* What is asked
In the data that follows, count the lines in which the word "React" occurs, and report that figure alone.

* Dataset content
####
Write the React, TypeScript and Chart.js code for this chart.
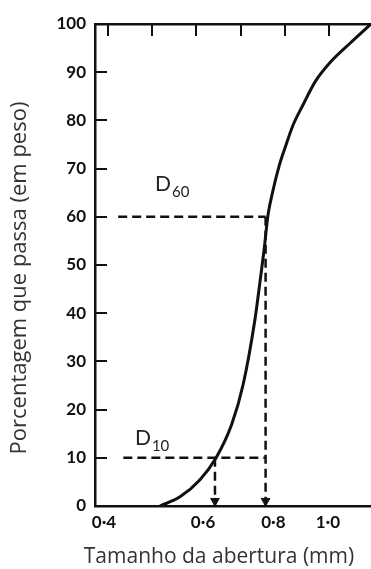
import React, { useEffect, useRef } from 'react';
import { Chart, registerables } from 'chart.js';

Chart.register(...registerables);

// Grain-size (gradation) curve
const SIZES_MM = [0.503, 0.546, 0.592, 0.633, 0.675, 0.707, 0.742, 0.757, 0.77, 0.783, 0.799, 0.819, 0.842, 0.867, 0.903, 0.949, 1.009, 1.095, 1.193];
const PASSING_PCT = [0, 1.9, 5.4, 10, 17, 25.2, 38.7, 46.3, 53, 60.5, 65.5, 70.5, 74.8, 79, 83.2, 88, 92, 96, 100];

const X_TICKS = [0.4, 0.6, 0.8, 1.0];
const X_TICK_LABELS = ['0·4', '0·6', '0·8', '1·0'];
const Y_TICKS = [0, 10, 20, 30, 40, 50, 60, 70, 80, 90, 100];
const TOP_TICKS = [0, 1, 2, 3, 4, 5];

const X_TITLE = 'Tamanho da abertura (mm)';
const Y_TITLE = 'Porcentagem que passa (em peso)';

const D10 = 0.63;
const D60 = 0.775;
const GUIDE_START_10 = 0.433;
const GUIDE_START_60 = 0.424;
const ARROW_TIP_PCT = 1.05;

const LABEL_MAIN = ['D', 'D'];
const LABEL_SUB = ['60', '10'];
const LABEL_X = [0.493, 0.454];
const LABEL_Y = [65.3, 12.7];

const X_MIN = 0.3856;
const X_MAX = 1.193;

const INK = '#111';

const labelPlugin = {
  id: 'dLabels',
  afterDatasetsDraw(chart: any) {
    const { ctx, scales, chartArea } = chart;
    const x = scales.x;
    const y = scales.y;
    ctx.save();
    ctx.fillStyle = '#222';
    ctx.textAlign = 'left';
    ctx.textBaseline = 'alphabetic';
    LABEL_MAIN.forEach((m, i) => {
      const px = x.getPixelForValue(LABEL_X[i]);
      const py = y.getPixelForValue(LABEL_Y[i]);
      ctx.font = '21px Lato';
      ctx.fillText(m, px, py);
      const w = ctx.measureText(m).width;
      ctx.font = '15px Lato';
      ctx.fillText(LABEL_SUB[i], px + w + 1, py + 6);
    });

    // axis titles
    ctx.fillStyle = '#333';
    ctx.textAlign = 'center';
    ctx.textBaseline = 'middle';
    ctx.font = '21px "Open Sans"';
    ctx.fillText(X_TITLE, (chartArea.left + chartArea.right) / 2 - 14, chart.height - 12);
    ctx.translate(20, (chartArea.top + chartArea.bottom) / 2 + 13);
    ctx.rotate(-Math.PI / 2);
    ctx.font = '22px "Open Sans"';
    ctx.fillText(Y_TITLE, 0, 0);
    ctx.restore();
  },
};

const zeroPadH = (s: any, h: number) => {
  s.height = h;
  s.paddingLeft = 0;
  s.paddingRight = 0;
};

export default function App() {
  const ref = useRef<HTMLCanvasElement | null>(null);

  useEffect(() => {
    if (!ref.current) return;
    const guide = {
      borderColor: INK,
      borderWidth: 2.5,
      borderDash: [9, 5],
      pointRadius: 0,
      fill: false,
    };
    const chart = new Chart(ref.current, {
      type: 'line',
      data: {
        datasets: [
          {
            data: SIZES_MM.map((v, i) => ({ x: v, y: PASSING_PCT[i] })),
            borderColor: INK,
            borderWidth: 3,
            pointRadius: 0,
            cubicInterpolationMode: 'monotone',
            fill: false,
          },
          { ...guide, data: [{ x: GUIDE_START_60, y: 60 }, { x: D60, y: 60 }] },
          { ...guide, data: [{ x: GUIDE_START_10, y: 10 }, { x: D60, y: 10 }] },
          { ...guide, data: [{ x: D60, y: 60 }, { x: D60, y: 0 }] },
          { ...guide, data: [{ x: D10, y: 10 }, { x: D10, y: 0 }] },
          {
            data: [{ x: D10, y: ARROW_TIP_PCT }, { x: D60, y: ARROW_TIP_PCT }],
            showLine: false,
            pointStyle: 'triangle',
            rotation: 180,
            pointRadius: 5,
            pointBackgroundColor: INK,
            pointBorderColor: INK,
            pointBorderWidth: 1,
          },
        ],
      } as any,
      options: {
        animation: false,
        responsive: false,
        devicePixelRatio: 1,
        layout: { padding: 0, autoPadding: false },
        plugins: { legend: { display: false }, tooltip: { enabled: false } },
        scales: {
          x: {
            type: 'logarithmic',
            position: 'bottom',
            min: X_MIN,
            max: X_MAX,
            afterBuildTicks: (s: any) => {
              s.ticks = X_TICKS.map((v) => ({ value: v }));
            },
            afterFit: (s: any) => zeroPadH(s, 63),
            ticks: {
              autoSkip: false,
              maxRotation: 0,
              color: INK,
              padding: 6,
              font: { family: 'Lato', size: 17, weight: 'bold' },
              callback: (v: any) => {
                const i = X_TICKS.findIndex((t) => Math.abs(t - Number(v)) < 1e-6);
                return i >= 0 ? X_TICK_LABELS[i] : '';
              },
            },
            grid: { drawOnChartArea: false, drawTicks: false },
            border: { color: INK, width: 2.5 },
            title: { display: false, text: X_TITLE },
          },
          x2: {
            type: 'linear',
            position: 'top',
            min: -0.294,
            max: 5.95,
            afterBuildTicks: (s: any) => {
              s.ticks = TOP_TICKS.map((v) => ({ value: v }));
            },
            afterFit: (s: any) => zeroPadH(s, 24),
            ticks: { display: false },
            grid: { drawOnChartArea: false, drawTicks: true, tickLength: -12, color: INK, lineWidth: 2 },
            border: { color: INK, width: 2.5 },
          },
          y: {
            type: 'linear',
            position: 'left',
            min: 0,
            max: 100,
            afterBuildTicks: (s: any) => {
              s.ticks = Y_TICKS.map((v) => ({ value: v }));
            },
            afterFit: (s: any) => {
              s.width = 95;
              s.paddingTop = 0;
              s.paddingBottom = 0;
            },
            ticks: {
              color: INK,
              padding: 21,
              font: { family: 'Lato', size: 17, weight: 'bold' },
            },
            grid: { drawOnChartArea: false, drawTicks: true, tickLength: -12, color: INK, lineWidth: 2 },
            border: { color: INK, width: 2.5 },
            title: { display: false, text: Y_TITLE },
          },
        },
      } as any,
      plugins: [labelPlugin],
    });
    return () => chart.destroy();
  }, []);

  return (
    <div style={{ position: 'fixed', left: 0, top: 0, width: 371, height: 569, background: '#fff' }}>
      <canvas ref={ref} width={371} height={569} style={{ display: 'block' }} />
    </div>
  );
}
####
* Correct response
2